First Published: 19:18 IST(12/11/2011)
Last Updated: 19:20 IST(12/11/2011)
Apex court to hear plea against N-plants Monday
The Supreme Court will ON Monday hear a petition seeking to restrain
the central government from setting up any new nuclear plants till an
analysis of their safety and cost benefits is carried out.
An apex court bench of Chief Justice SH Kapadia, Justice AK Patnaik
and Justice Swatanter Kumar would hear the petition by NGOs Common
Cause, Centre for Public Interest Litigation, 12 former bureaucrats,
including former cabinet secretary TSR Subramanian and former Indian
Navy chief Admiral Laxminarayan Ramdas.
The petitioners opposed the setting up of nuclear plants that India
planned to build in association with other countries in the wake of
India-US nuclear deal.
Under "the pressure of foreign countries and the multi-billion dollar
nuclear industry, the government has been pushing forward an
expensive, unviable and dangerous nuclear power programme without
proper safety assessment and without a thorough comparative
cost-benefit analysis vis-a-vis other sources of energy, especially
renewable sources", said the petition.
"The recent Fukushima nuclear disaster in Japan has turned out far
graver than originally feared. The reactors and overheated spent-fuel
pools have spewed radioactivity that has now spread over hundreds of
square kilometre. Tens of thousands of people have had to be evacuated
from a 30 km radius and beyond," the petition said.
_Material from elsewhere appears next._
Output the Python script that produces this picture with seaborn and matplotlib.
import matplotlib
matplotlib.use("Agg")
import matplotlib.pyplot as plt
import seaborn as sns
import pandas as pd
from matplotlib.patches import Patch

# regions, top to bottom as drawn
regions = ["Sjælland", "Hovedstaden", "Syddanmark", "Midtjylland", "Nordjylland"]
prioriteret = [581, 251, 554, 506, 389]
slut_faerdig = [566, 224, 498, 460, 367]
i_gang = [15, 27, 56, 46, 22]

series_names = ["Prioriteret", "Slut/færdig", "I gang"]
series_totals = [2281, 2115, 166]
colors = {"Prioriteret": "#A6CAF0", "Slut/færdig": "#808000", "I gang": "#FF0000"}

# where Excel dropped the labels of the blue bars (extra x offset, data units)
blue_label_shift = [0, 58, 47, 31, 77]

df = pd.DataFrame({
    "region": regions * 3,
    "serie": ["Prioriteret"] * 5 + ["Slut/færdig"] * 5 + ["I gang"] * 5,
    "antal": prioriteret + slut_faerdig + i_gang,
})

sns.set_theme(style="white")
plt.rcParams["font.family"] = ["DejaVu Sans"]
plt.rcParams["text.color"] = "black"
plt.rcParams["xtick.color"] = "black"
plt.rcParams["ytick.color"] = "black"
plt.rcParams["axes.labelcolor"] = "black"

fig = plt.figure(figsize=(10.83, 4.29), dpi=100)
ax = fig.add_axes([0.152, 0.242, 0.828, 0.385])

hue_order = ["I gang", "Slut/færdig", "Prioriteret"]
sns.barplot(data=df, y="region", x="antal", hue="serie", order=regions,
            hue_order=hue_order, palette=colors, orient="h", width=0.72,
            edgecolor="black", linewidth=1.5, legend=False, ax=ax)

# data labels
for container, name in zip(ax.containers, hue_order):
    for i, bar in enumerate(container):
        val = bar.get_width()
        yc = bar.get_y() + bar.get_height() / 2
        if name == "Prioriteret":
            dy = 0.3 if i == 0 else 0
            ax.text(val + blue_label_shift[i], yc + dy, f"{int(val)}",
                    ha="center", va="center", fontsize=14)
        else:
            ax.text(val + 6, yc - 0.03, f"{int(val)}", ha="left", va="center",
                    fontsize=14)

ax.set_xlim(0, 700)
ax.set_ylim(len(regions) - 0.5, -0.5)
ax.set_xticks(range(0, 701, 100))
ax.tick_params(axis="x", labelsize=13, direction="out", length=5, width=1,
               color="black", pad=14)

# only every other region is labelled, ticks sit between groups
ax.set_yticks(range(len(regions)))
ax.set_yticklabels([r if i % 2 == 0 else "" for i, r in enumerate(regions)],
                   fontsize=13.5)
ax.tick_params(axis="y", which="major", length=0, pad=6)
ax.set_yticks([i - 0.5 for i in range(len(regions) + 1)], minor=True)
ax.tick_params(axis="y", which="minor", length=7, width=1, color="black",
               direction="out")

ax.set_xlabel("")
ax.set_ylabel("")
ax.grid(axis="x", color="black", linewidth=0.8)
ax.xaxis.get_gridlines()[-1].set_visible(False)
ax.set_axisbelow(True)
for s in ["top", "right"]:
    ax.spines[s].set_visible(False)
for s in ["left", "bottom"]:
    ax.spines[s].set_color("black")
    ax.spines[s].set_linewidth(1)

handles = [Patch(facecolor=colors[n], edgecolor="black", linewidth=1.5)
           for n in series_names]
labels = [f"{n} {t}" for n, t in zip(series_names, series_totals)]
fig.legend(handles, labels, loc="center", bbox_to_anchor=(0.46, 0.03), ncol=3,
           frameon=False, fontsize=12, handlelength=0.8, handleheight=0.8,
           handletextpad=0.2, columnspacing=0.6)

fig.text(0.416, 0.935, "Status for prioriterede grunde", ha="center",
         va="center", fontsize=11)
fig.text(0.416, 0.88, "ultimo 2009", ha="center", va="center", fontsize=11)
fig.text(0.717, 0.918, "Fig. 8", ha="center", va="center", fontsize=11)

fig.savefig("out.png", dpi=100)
The disaster would cost Japan hundreds of billions of dollars and make
a large area uninhabitable. The cost of repairs and finding new
sources of electricity were estimated to be more than a whopping $25
billion. The Fukushima disaster highlighted, 25 years after the
Chernobyl nuclear disaster in the Ukraine April 26, 1986, the inherent
hazards of nuclear power generation, the petition said.
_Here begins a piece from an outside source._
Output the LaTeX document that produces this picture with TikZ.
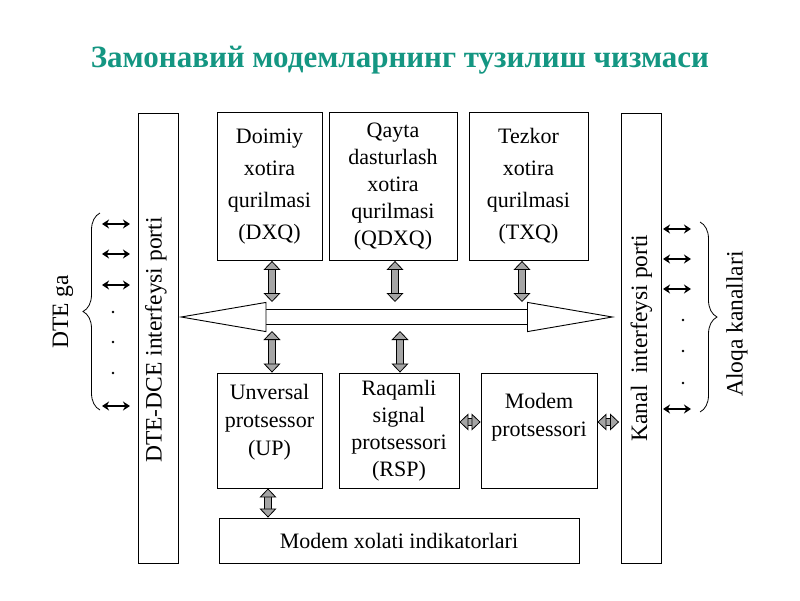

It referred to reports which said that the legacy of radiation at
Chernobyl would last centuries and claim hundreds of thousand more
victims than in Japan's Hiroshima and Nagasaki cities, where atom
bombs were dropped in 1945 to end World War II.
"Even a highly industrialised country with a good industrial safety
record like Japan could not anticipate and control these hazards.
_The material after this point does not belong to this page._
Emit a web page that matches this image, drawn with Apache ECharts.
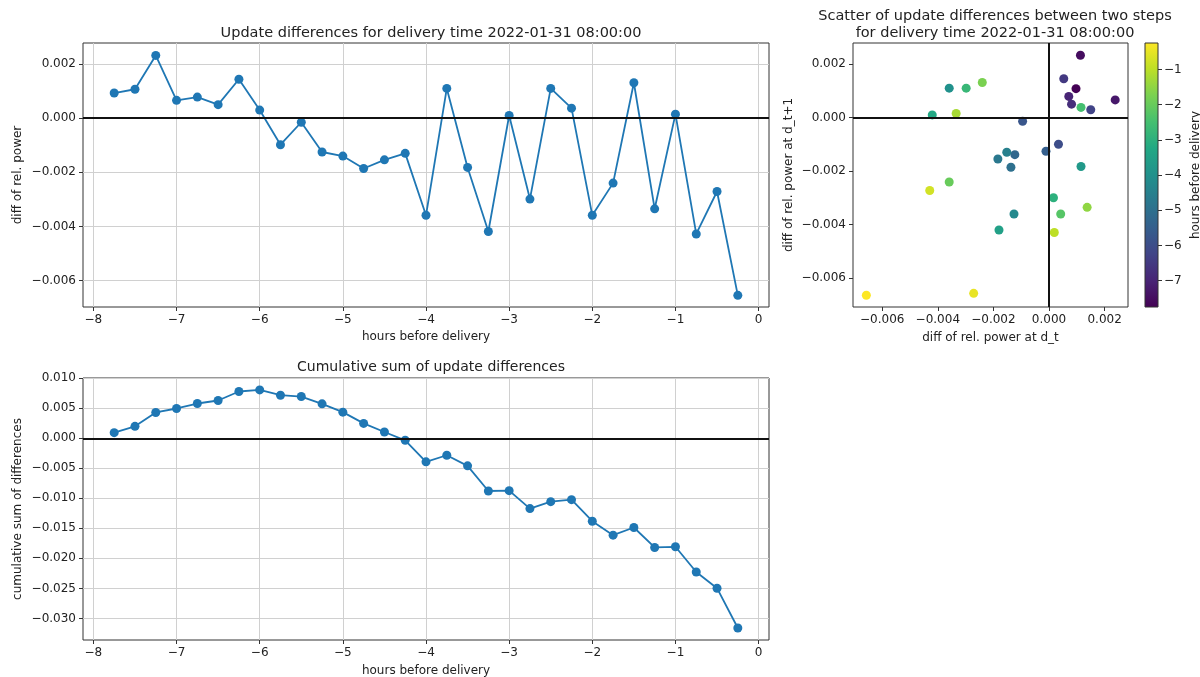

After the Fukushima disaster Germany, Italy and Switzerland have
announced a complete withdrawal from further use of nuclear power.
Japan is also considering phasing out its nuclear plants," the
The petition said that not only does India have a poor industrial
safety track record but also a dismal post-disaster management system
as was evident from the 1984 Bhopal gas tragedy and from numerous
railway accidents and earthquakes.
"If, for example, people from within 30 km radius of the nuclear plant
in Narora, Uttar Pradesh, (which is about 150 km from Delhi) have to
be evacuated, then that would mean rehabilitating tens of millions of
internal refugees, which in all likelihood would prove to be
impossible," it said.
In the aftermath of the Fukushima disaster, the secretary of the
Department of Atomic Energy, who is also the chairman of the Atomic
Energy Commission, said that Indian nuclear plants were "one hundred
percent safe", the petition said.
"Such a statement without being based on facts or on assessment is
intended to mislead the people in this county. It also shows that the
Indian establishment has completely shut its eyes to the issue of
nuclear safety," the petition said.
"Most of the nuclear reactors and equipment for which import orders
are being made are of extremely dubious quality and safety standards,"
the petition said.
The petition pointed to the proposed "Jaitapur nuclear power plant
(considered to be the world's largest) as a case study to highlight
the mindless decision-making in recent times".
While seeking to declare the Civil Liability for Nuclear Damage Act,
2010 as unconstitutional, the petitioners sought the setting up of an
independent expert body to conduct a thorough safety assessment of all
existing and proposed nuclear facilities and cost benefit analysis of
nuclear power vis-a-vis other sources of energy.